To do the conversion, I did what you did with a bid of modification to work for any amount of channels:
if (audioCodecContext->sample_fmt == AV_SAMPLE_FMT_FLTP)
{
int nb_samples = decoded_frame->nb_samples;
int channels = decoded_frame->channels;
int outputBufferLen = nb_samples & channels * 2;
short* outputBuffer = new short[outputBufferLen/2];
for (int i = 0; i < nb_samples; i++)
{
for (int c = 0; c < channels; c++)
{
float* extended_data = (float*)decoded_frame->extended_data[c];
float sample = extended_data[i];
if (sample < -1.0f) sample = -1.0f;
else if (sample > 1.0f) sample = 1.0f;
outputBuffer[i * channels + c] = (short)round(sample * 32767.0f);
}
}
// Do what you want with the data etc.
}
I went from ffmpeg 0.11.1 -> 1.1.3 and found the change of sample format annoying.

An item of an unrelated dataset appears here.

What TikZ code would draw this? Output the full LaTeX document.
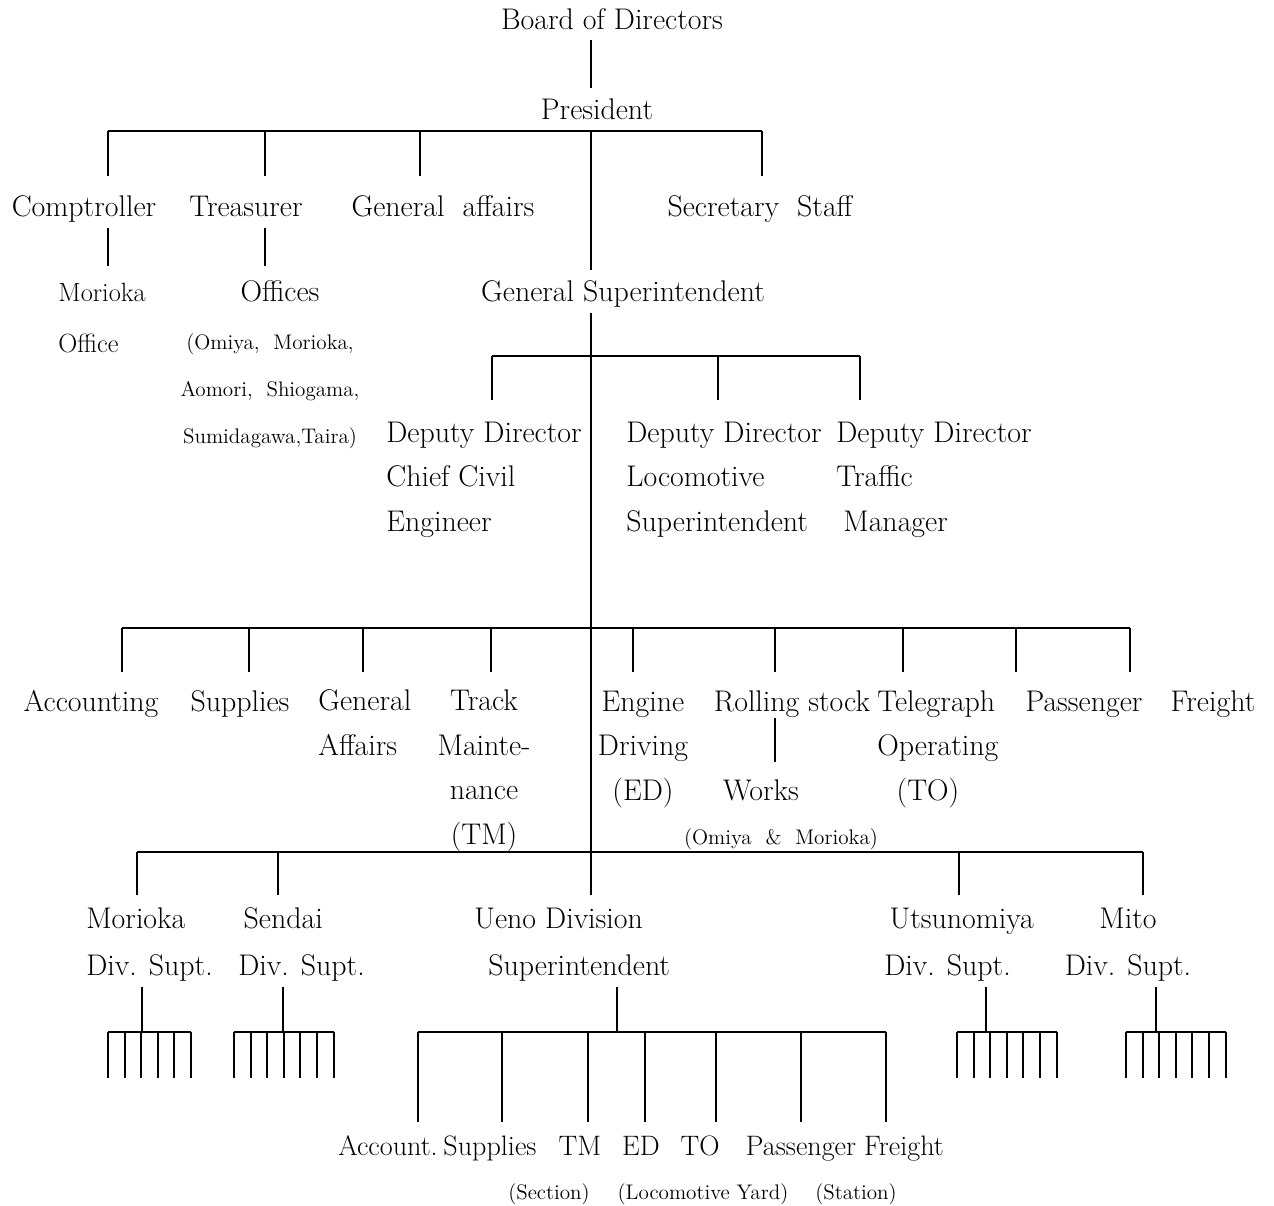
\documentclass[tikz,border=0pt]{standalone}
\usetikzlibrary{positioning}
\begin{document}
\begin{tikzpicture}[x=0.02cm,y=-0.02cm]
    \tikzset{post/.style = {inner sep=0pt,anchor=base,font=\fontsize{17}{25.3}\selectfont}}
    \tikzset{postl/.style = {post,align=left,anchor=base west}}
    \tikzset{postc/.style = {post,align=center}}
    \tikzset{mid/.style = {inner sep=0pt,anchor=base west,align=left,font=\fontsize{15}{29}\selectfont}}
    \tikzset{note/.style = {inner sep=0pt,anchor=base,align=center,font=\fontsize{12}{26.5}\selectfont}}
    \tikzset{wire/.style = {line width=1.1pt}}
    \useasboundingbox (0,0) rectangle (1274,1205);
    % head (multi-line nodes sit on their last line)
    \node[post] (bod)  at (612,29)  {Board of Directors};
    \node[post] (pres) at (597,119) {President};
    % staff
    \node[post] (comp)   at (84,216)  {Comptroller};
    \node[post] (treas)  at (246,216) {Treasurer};
    \node[post] (genaff) at (443,216) {General\ \ affairs};
    \node[post] (secr)   at (760,216) {Secretary\ \ Staff};
    \node[mid]  (morof)  at (58,352)  {Morioka\\Office};
    \node[post] (offs)   at (280,301) {Offices};
    \node[note] (offl)   at (270,443) {(Omiya,\ \ Morioka,\\Aomori,\ \ Shiogama,\\Sumidagawa,Taira)};
    \node[post] (gsup)   at (623,301) {General Superintendent};
    % deputy directors
    \node[postl] (ddce) at (386,531) {Deputy Director\\Chief Civil\\Engineer};
    \node[postl] (ddls) at (626,531) {Deputy Director\\Locomotive\\Superintendent};
    \node[postl] (ddtm) at (836,531) {Deputy Director\\Traffic\\\hspace*{4pt}Manager};
    % departments
    \node[post]  (acct)  at (91,711)   {Accounting};
    \node[post]  (supp)  at (240,711)  {Supplies};
    \node[postl] (gaff)  at (318,755)  {General\\Affairs};
    \node[postc] (track) at (484,844)  {Track\\Mainte-\\nance\\(TM)};
    \node[postc] (eng)   at (643,800)  {Engine\\Driving\\(ED)};
    \node[post]  (roll)  at (792,711)  {Rolling stock};
    \node[postl] (teleg) at (877,800)  {Telegraph\\Operating\\\hspace*{11pt}(TO)};
    \node[post]  (pass)  at (1084,711) {Passenger};
    \node[post]  (frt)   at (1213,711) {Freight};
    \node[post]  (works) at (761,800)  {Works};
    \node[note]  (omor)  at (781,844)  {(Omiya\ \ \&\ \ Morioka)};
    % divisions
    \tikzset{div/.style = {postl,font=\fontsize{17}{26.7}\selectfont}}
    \node[div] (mor)  at (86,975)  {Morioka\\Div. Supt.};
    \node[div] (send) at (238,975) {\hspace*{3pt}Sendai\\Div. Supt.};
    \node[div] (ueno) at (474,975) {Ueno Division\\\hspace*{8pt}Superintendent};
    \node[div] (utsu) at (884,975) {\hspace*{3pt}Utsunomiya\\Div. Supt.};
    \node[div,align=center,anchor=base] (mito) at (1128,975) {Mito\\Div. Supt.};
    % ueno sections
    \tikzset{sect/.style = {post,font=\fontsize{16}{20}\selectfont}}
    \node[sect] (acc2) at (388,1155) {Account.};
    \node[sect] (sup2) at (490,1155) {Supplies};
    \node[sect] (tm2)  at (580,1155) {TM};
    \node[sect] (ed2)  at (641,1155) {ED};
    \node[sect] (to2)  at (700,1155) {TO};
    \node[sect] (pas2) at (801,1155) {Passenger};
    \node[sect] (fre2) at (904,1155) {Freight};
    \node[note] (sec)  at (549,1199) {(Section)};
    \node[note] (yard) at (703,1199) {(Locomotive Yard)};
    \node[note] (stat) at (856,1199) {(Station)};
    % lines
    \coordinate (t0) at (591,40);
    \coordinate (t1) at (591,88);
    \draw[wire] (t0) -- (t1);
    \coordinate (b1l) at (108,131);
    \coordinate (b1r) at (762,131);
    \draw[wire] (b1l) -- (b1r);
    \foreach \x in {108,265,420,762} \draw[wire] (\x,131) -- ++(0,45);
    \draw[wire] (591,131) -- (591,270);
    \foreach \x in {108,265} \draw[wire] (\x,228) -- ++(0,38);
    % trunk
    \coordinate (t2) at (591,313);
    \coordinate (t3) at (591,895);
    \draw[wire] (t2) -- (t3);
    \draw[wire] (492,356) -- (860,356);
    \foreach \x in {492,718,860} \draw[wire] (\x,356) -- ++(0,44);
    \draw[wire] (122,628) -- (1130,628);
    \foreach \x in {122,249,363,491,633,775,903,1016,1130} \draw[wire] (\x,628) -- ++(0,44);
    \draw[wire] (775,718) -- (775,762);
    \draw[wire] (137,852) -- (1143,852);
    \foreach \x in {137,278,959,1143} \draw[wire] (\x,852) -- ++(0,43);
    % small offices
    \foreach \s/\l/\n in {142/108/5,283/234/6,986/957/6,1156/1126/6} {
        \draw[wire] (\s,987) -- (\s,1032);
        \draw[wire] (\l,1032) -- ({\l+16.6*\n},1032);
        \foreach \k in {0,...,\n} \draw[wire] ({\l+16.6*\k},1032) -- ++(0,46);
    }
    \draw[wire] (617,987) -- (617,1032);
    \draw[wire] (418,1032) -- (886,1032);
    \foreach \x in {418,502,588,645,716,801,886} \draw[wire] (\x,1032) -- ++(0,90);
\end{tikzpicture}
\end{document}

I looked at setting the request_sample_fmt to AV_SAMPLE_FMT_S16 but it seems the aac decoder doesn't support anything other than AV_SAMPLE_FMT_FLTP anyway.
EDIT 9th April 2013: Worked out how to use libswresample to do this... much faster!
At some point in the last 2-3 years FFmpeg's AAC decoder's output format changed from AV_SAMPLE_FMT_S16 to AV_SAMPLE_FMT_FLTP. This means that each audio channel has it's own buffer, and each sample value is a 32-bit floating point value scaled from -1.0 to +1.0.
Whereas with AV_SAMPLE_FMT_S16 the data is in a single buffer, with the samples interleaved, and each sample is a signed integer from -32767 to +32767.
And if you really need your audio as AV_SAMPLE_FMT_S16, then you have to do the conversion yourself. I figured out two ways to do it:
1. Use libswresample (recommended)
#include "libswresample/swresample.h"
...
SwrContext *swr;
...
// Set up SWR context once you've got codec information
swr = swr_alloc();
av_opt_set_int(swr, "in_channel_layout", audioCodec->channel_layout, 0);
av_opt_set_int(swr, "out_channel_layout", audioCodec->channel_layout, 0);
av_opt_set_int(swr, "in_sample_rate", audioCodec->sample_rate, 0);
av_opt_set_int(swr, "out_sample_rate", audioCodec->sample_rate, 0);
av_opt_set_sample_fmt(swr, "in_sample_fmt", AV_SAMPLE_FMT_FLTP, 0);
av_opt_set_sample_fmt(swr, "out_sample_fmt", AV_SAMPLE_FMT_S16, 0);
swr_init(swr);
...
// In your decoder loop, after decoding an audio frame:
AVFrame *audioFrame = ...;
int16_t* outputBuffer = ...;
swr_convert(&outputBuffer, audioFrame->nb_samples, audioFrame->extended_data, audioFrame->nb_samples);
And that's all you have to do!
2. Do it by hand in C (original answer, not recommended)
So in your decode loop, when you've got an audio packet you decode it like this:
AVCodecContext *audioCodec; // init'd elsewhere
AVFrame *audioFrame; // init'd elsewhere
AVPacket packet; // init'd elsewhere
int16_t* outputBuffer; // init'd elsewhere
int out_size = 0;
...
int len = avcodec_decode_audio4(audioCodec, audioFrame, &out_size, &packet);
And then, if you've got a full frame of audio, you can convert it fairly easily:
// Convert from AV_SAMPLE_FMT_FLTP to AV_SAMPLE_FMT_S16
int in_samples = audioFrame->nb_samples;
int in_linesize = audioFrame->linesize[0];
int i=0;
float* inputChannel0 = (float*)audioFrame->extended_data[0];
// Mono
if (audioFrame->channels==1) {
for (i=0 ; i<in_samples ; i++) {
float sample = *inputChannel0++;
if (sample<-1.0f) sample=-1.0f; else if (sample>1.0f) sample=1.0f;
outputBuffer[i] = (int16_t) (sample * 32767.0f);
}
}
// Stereo
else {
float* inputChannel1 = (float*)audioFrame->extended_data[1];
for (i=0 ; i<in_samples ; i++) {
outputBuffer[i*2] = (int16_t) ((*inputChannel0++) * 32767.0f);
outputBuffer[i*2+1] = (int16_t) ((*inputChannel1++) * 32767.0f);
}
}
// outputBuffer now contains 16-bit PCM!
I've left a couple of things out for clarity... the clamping in the mono path should ideally be duplicated in the stereo path. And the code can be easily optimized.